Featured by CBS News Boston during STEM Week in Massachusetts, Chen is being recognized for her creative approach to renewable energy using resources from the island where she grew up.
“I learned how to turn algae into biofuel in a $7 million lab at UC Berkeley, and that was throughout a summer program in my freshman year [of high school],” Chen said. “And I ended up creating biofuel in my kitchen with no lab.”
Without access to expensive equipment, Chen improvised. She used coconut ash to extract the chemicals she needed, turning a local resource into a key ingredient for innovation.
“I was able to extract potassium iodide from the coconuts and use that to separate the oils from the algal cell parts,” she said.
That creativity earned her national attention. Chen was named a National STEM Champion, joining students from around the country and its territories for their achievements in science, technology, engineering, and math. At Harvard, she’s found a new community of innovators including a fellow National STEM Champion, Rohan Bhosale at MIT, driven by a shared goal to “make the world a better place.”
“It’s a way to say thank you to my island,” said Chen. “American Samoa…it’s a small island in the South Pacific. It’s actually an American territory. We only have 50,000 people living there.”
Growing up there, she saw how rising sea levels and coral bleaching were changing her world.

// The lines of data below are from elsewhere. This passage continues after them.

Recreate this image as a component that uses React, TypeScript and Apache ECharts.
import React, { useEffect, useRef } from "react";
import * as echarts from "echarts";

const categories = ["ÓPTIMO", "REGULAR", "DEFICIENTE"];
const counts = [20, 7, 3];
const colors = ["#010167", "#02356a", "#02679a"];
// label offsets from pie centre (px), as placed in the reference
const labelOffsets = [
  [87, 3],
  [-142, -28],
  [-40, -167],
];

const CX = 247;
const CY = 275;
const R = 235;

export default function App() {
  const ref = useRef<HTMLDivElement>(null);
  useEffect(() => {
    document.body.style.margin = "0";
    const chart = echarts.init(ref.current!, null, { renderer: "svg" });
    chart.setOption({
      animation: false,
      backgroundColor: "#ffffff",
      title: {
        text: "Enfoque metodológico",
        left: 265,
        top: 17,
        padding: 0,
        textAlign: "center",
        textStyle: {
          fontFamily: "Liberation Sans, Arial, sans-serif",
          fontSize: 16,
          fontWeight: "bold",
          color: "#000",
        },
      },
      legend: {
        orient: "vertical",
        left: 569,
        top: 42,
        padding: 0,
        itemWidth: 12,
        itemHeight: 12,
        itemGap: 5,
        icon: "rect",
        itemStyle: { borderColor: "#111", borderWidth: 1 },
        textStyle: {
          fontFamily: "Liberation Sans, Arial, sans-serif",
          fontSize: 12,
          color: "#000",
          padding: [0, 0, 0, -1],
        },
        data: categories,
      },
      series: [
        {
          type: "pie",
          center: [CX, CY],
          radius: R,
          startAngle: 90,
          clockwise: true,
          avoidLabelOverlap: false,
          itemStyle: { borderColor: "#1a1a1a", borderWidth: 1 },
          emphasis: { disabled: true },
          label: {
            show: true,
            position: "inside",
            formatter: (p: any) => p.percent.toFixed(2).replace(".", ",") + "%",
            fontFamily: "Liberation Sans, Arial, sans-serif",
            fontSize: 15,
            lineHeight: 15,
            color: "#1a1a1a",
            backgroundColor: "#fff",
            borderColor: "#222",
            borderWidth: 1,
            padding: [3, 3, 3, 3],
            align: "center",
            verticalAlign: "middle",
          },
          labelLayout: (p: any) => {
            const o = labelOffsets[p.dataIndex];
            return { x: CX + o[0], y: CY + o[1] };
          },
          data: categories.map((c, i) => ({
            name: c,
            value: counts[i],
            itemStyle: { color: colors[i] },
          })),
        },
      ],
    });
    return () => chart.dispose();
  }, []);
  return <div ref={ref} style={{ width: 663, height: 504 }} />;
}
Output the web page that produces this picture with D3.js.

“Finding another renewable energy source can help fight climate change,” she said. “I think it’s a way to say thank you to my island.”
Now studying environmental engineering and economics, Chen hopes to scale her biofuel project and one day launch her own company focused on algae-based renewable energy.
“Science, it’s a very complex word because it can be used in very good ways. And to me, it’s about using real-world data to make an impact,” she said.